Renormalisation group improved small-x Green's function
M. Ciafaloni, D. Colferai, G. P. Salam, A. M. Stasto
TL;DR
This work develops a renormalisation group–improved small‑$x$ framework that merges leading‑collinear DGLAP dynamics with the NL BFKL kernel, including running coupling, to compute the two‑scale gluon Green's function and the corresponding gluon splitting function. The authors implement a practical resummed kernel via an ${\omega}$‑expansion, analyze the Green's function numerically, and extract high‑energy exponents $ω_s(α_s)$ and $ω_c(α_s)$ along with diffusion corrections, finding an extended perturbative domain and notable preasymptotic effects. They also obtain a resummed anomalous dimension and a robust small‑$x$ splitting function that exhibits a dip at moderate $x$ and a power return at very small $x$, with momentum conservation enforced in one scheme. The paper further extends the formalism to include phase‑space effects and two‑scale impact factors, laying groundwork for phenomenology of processes with two hard scales (e.g., DIS, $\gamma^*\gamma^*$, Mueller–Navelet jets). Overall, the RG‑improved approach stabilises high‑energy predictions, broadens the perturbative window, and provides a coherent framework for connecting small‑$x$ evolution to observable cross sections at current and future colliders.
Abstract
We investigate the basic features of the gluon density predicted by a renormalisation group improved small-x equation which incorporates both the gluon splitting function at leading collinear level and the exact BFKL kernel at next-to-leading level. We provide resummed results for the Green's function and its hard Pomeron exponent $ω_s(α_s)$, and for the splitting function and its critical exponent $ω_c(α_s)$. We find that non-linear resummation effects considerably extend the validity of the hard Pomeron regime by decreasing diffusion corrections to the Green's function exponent and by slowing down the drift towards the non-perturbative Pomeron regime.
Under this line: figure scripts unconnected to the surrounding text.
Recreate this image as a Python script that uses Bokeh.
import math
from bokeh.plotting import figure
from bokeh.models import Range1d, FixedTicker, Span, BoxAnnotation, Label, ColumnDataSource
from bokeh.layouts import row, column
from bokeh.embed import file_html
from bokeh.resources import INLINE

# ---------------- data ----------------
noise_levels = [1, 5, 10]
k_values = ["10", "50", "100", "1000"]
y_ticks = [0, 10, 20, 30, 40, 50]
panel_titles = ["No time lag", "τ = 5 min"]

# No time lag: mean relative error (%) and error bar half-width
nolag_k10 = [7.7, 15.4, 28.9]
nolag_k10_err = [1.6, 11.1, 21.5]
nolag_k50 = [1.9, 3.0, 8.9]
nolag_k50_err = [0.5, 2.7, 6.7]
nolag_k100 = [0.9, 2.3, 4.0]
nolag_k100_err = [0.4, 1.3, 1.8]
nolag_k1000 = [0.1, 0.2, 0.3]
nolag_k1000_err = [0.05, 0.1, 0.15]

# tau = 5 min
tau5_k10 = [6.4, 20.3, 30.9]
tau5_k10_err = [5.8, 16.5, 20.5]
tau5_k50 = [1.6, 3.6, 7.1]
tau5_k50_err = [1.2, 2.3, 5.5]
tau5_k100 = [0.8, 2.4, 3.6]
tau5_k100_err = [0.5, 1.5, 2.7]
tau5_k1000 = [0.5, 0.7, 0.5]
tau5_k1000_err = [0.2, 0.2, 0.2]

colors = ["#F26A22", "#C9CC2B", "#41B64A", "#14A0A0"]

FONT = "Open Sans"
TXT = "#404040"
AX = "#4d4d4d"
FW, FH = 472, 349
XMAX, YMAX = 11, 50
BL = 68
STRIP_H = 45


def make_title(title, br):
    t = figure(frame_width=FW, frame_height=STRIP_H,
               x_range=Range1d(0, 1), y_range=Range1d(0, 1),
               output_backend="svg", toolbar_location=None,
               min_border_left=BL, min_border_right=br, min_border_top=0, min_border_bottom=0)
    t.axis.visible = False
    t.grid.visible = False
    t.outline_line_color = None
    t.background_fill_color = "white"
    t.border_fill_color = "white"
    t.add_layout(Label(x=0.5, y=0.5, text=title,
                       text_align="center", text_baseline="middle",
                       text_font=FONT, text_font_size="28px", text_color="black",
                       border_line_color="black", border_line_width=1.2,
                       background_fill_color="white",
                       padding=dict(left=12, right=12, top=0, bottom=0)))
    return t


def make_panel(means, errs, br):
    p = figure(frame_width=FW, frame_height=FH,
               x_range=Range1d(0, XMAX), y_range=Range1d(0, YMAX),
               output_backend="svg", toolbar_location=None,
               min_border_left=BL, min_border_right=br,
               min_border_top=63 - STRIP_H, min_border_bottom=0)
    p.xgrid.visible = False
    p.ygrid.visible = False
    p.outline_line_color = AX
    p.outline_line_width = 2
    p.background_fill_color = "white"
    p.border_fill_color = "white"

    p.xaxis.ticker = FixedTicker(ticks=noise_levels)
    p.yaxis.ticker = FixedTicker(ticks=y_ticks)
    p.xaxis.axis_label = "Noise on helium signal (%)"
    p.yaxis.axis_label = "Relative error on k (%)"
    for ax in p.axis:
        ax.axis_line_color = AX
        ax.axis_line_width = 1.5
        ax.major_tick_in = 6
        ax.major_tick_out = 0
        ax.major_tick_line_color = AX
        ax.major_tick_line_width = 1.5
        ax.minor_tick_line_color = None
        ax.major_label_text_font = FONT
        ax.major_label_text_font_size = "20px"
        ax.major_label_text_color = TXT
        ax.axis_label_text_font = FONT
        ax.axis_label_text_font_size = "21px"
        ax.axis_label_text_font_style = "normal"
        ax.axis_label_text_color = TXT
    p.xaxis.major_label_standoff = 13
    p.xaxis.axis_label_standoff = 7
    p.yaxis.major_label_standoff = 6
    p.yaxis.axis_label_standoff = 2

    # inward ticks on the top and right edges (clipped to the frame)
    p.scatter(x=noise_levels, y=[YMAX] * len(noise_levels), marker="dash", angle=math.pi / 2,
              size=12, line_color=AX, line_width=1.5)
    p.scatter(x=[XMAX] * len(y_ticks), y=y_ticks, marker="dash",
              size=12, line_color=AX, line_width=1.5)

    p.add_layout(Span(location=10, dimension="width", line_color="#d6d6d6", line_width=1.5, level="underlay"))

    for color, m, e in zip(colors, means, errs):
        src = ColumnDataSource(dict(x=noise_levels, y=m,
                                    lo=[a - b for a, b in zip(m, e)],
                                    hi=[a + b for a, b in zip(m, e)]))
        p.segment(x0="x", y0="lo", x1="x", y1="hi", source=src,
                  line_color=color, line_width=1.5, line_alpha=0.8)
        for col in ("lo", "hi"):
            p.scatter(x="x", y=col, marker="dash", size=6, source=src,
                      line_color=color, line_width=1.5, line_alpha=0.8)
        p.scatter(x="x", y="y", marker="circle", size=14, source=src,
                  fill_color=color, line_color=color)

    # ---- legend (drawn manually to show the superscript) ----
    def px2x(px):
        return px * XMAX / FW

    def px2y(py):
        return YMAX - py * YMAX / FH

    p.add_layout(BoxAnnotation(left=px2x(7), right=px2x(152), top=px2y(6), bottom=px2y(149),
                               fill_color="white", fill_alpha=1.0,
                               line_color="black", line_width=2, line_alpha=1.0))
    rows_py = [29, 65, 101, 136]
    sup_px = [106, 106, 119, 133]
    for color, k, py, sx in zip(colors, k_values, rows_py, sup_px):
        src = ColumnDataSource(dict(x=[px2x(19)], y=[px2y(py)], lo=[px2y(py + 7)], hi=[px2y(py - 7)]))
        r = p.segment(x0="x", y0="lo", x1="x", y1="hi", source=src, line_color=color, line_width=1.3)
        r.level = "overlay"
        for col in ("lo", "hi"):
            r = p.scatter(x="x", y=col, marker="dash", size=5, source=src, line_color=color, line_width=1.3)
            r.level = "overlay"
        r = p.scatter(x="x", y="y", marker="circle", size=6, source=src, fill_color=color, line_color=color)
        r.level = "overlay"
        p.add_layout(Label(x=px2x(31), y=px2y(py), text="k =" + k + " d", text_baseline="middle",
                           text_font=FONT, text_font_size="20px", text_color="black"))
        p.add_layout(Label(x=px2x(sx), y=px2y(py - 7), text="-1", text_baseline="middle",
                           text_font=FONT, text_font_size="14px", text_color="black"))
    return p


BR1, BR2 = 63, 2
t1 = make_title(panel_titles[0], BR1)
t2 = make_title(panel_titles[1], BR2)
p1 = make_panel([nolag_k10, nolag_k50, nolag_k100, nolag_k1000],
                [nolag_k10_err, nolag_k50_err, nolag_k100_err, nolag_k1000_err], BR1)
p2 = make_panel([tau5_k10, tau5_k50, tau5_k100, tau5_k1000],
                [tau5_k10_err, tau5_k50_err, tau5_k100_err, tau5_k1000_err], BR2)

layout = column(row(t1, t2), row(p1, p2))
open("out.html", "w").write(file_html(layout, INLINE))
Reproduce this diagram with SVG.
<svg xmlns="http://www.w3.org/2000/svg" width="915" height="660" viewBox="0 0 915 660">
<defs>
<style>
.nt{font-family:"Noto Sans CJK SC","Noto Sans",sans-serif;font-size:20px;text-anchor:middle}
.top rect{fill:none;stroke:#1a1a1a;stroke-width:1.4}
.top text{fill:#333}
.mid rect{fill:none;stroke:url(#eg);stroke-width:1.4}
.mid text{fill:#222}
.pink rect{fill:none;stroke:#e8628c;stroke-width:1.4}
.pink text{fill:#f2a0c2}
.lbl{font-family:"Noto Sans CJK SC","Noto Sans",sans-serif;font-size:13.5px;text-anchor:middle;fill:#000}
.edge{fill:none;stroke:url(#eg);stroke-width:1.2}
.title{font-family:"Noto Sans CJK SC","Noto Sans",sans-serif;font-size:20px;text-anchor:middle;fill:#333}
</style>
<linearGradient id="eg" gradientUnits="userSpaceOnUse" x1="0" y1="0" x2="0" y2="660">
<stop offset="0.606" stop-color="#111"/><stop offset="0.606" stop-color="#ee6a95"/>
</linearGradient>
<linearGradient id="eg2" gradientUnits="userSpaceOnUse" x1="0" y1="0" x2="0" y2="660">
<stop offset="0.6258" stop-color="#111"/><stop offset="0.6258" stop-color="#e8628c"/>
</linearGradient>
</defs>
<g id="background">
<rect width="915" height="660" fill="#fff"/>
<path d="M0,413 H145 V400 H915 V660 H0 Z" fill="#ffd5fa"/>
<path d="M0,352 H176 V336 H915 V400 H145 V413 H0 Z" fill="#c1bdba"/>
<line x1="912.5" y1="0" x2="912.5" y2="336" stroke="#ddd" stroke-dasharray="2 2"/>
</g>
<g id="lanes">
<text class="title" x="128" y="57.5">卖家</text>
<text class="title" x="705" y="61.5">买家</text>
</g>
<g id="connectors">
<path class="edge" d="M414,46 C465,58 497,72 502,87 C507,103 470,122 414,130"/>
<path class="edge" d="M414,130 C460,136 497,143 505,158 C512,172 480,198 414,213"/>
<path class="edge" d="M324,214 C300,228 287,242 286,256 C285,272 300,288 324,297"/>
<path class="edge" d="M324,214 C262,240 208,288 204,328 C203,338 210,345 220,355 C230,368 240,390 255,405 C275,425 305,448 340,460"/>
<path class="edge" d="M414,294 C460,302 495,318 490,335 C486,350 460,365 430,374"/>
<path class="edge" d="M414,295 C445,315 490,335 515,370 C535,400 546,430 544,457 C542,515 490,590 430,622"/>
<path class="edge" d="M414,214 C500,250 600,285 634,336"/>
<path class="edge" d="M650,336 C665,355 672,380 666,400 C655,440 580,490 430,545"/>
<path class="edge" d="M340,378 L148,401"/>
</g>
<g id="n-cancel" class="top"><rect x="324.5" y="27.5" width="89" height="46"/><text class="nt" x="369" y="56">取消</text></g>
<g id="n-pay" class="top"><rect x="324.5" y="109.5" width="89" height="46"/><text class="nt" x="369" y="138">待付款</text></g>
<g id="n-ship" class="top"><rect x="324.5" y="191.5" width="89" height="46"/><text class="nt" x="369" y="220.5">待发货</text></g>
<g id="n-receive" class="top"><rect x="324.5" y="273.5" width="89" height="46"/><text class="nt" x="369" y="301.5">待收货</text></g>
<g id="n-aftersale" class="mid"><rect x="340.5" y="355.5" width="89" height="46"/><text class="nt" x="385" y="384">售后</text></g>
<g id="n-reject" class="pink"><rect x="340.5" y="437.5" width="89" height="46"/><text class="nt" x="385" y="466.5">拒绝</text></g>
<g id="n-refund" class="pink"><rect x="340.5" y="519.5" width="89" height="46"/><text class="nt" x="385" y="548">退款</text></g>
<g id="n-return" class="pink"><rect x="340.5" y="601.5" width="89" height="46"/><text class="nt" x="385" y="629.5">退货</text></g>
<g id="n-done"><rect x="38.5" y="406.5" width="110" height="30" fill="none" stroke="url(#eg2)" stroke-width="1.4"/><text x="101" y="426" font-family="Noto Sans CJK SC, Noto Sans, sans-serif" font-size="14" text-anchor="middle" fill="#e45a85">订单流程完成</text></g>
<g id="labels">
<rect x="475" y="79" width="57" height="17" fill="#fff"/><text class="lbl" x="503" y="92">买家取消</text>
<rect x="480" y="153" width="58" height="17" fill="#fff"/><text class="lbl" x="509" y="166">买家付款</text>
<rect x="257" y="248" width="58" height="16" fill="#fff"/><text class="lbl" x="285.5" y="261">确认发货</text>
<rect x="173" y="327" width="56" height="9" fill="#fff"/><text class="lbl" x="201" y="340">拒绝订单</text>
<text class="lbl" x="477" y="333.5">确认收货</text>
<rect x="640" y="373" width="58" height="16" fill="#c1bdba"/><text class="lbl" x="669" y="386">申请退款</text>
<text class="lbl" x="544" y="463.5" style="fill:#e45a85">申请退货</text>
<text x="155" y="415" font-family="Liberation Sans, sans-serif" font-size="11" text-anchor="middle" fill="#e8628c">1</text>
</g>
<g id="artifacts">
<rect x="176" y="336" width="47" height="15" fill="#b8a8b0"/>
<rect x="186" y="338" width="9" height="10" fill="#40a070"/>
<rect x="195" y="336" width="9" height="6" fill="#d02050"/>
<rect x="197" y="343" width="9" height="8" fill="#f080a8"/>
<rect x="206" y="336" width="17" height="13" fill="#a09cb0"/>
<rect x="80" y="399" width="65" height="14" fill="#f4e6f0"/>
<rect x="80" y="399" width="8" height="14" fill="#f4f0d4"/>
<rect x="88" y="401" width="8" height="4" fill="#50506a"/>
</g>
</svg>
As in previous analyses, the resummed exponents are reduced to phenomenologically interesting values. Furthermore, significant preasymptotic effects are observed. In particular, the resummed splitting function departs from the DGLAP result in the moderate small-x region, showing a shallow dip followed by the expected power increase in the very small-x region. Finally, we outline the extension of the resummation procedure to include the photon impact factors.